Two catalytic converters were stolen from vehicles outside the Exxon gas station in Ghent Tuesday.

"You would know instantly. Matter of fact, you wouldn't even put your car in gear before you know it's gone," said Bill Benemann, Southern Wheels mechanic.

But what makes a converter such a hot commodity?

"Because of the economy, people out of work, everybody's looking to make a quick buck. It is a very quick buck to make," Benemann said.

So just how quick of a buck is it? And how many bucks are we talking?

"Platinum is one of the most precious metal in there. Every car has one, some are larger than others. Some are more expensive than others. Here is where you run into the easy part, is getting them off."

Not only is it quick and easy to steal a catalytic converter, it's even quicker and easier to turn it around for fast cash.

"That's just how simple it is. I roll under your car, I'm there 3 minutes and I've made myself 100 bucks, 150 bucks or 200 bucks.
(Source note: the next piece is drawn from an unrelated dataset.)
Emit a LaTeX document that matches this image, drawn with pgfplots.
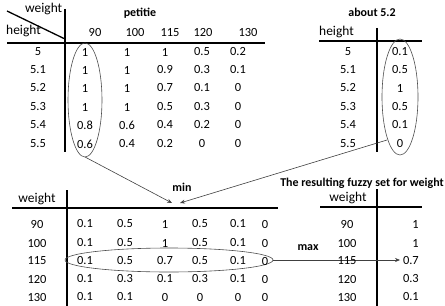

If I don't get caught," he said.

Unfortunately the cost of replacing a converter, if stolen, is not cheap.

"The cost of replacement is a whole lot more than actually what they'll get out of them recycled," Benemann added.

He said replacing one will run anywhere from $200 to $800, and that's not even counting the cost of labor. But, speaking of getting it caught, lawmakers have recently made it easier to catch criminals.

Under last year's Senate Bill 528, any buyer or seller of a catalytic converter needs to show:

1) Proper Identification

2) Proof of Purchase 

3) If it involves 5 or more converters, you'll have to show your fingerprints.

State Police are investigating Tuesday's robbery.